A lot of people turned on me, including my family. They thought I had a mental disability. To get a job, I had to dress like a guy. One day I came into my office dressed as a woman, and the next day I was fired. I befriended a couple of working girls at the Dufferin Pub. They introduced me to the sex trade.
I started working “high track,” the Seymour strip between Davie and Helmcken. I had hair like Marge Simpson and outfits with dildos in it, whips in my holster. I worked from midnight until 4 or 5 in the morning. The john usually drove up and asked how much I charged. If I suspected he was a cop I would say, “The sex is free. It’s my charming personality that’s expensive.” I charged $40 for lip service and $100 for a full pull. The most I made was $10,000 over three days with one guy.
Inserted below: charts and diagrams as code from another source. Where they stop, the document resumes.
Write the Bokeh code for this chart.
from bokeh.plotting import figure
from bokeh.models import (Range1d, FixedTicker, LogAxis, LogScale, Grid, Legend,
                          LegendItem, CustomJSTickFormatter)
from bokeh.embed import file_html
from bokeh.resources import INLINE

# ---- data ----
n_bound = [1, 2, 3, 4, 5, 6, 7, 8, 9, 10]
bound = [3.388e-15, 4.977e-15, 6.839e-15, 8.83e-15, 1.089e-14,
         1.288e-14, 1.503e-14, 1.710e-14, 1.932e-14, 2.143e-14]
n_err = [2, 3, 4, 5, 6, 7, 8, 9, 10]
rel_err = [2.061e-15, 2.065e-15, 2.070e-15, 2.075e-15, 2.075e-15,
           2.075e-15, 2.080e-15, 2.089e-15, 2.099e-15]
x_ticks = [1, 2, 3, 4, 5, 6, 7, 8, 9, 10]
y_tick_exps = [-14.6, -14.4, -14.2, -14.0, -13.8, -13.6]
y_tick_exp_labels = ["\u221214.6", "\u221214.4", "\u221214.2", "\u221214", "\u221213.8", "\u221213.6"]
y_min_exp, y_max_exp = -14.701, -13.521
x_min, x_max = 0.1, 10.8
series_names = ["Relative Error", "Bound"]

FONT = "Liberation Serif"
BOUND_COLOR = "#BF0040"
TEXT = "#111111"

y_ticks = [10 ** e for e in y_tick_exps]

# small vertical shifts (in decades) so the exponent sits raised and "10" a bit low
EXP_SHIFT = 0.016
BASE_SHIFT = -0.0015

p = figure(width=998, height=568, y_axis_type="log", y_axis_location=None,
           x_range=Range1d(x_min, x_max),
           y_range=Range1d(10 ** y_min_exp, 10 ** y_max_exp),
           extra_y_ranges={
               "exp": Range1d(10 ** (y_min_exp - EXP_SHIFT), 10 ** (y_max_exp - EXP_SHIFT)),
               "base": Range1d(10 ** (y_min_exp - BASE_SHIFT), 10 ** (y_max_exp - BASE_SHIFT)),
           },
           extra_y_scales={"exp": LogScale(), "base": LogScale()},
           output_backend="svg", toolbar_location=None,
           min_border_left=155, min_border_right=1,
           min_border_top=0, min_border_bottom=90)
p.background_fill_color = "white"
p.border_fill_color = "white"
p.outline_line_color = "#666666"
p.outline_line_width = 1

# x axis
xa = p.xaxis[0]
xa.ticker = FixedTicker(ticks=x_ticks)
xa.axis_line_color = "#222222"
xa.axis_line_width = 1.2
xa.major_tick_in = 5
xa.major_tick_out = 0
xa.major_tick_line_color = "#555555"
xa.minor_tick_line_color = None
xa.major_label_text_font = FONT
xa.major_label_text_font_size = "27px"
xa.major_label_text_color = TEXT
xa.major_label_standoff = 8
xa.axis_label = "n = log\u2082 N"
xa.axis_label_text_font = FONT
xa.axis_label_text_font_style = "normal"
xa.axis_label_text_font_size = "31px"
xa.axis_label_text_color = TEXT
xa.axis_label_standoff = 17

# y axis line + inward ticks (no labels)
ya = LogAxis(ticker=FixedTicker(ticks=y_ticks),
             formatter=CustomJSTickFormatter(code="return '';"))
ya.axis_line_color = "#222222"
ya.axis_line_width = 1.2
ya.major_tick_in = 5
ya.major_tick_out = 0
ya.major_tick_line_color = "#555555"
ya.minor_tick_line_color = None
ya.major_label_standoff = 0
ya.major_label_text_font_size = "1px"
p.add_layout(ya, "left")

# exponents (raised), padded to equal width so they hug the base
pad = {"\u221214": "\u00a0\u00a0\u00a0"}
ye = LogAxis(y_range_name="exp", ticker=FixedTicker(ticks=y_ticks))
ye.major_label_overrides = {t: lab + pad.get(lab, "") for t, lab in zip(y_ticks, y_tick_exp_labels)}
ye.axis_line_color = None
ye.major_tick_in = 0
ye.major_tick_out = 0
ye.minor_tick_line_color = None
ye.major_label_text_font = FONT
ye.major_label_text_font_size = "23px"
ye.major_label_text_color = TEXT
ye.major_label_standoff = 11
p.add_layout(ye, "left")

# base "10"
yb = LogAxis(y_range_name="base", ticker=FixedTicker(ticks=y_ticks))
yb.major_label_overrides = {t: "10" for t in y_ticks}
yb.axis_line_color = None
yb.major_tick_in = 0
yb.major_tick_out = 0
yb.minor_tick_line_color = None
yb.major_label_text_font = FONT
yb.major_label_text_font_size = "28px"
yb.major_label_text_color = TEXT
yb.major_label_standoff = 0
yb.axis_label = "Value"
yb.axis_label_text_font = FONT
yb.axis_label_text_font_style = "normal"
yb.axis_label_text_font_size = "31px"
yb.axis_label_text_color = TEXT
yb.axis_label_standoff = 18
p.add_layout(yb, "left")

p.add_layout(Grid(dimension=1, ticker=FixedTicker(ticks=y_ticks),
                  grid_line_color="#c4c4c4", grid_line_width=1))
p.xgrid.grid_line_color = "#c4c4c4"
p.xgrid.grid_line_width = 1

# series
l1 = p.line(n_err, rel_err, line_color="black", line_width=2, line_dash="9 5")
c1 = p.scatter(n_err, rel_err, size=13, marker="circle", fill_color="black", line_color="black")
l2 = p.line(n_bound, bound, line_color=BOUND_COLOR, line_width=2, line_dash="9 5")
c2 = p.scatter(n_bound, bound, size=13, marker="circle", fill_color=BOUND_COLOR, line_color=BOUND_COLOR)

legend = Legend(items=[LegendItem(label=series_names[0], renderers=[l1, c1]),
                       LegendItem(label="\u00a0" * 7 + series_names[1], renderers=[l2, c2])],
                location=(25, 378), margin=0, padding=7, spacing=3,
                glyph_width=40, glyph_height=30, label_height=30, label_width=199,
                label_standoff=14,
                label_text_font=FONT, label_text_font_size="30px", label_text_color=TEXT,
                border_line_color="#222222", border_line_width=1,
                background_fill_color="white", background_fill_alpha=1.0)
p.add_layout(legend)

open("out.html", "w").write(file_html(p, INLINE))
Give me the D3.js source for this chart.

You don’t get gay men. You get bisexuals or straight men. Some of them were turned on by my outfit, they just had to try it out. I gave specials to the virgins. At first it was scary. I had to dodge steel-toed boots, metal pipes, and knives. I had loaded guns put to my head. I had one guy kick the fuck out of me on Granville while 15 others cheered him on. I was just a tranny prostitute, the lowest of the low. Nobody wants you when you’ve got high heels and tattoos.
The only way to escape depression was dope. Eventually I couldn’t get out of bed without crystal meth. I would lie for days with no feeling in my arms and legs until someone came by and popped me up. The only person I had was my daughter. One time she came to visit me but was too afraid to come into my building. She left a note saying she loved me and wanted me in her life. That’s when I decided I’d try the Burnaby Centre for Mental Health and Addictions. I’ve been clean for a year. I relapsed once for a week, but I’m still going strong. And my daughter and I are reconnected now.
People ask, “Are you a woman or a man?” I want to be seen as a bit of both and not worry about “passing.” I realize I’ve got to let it go. It’s not what’s between your legs, it’s what’s in your heart.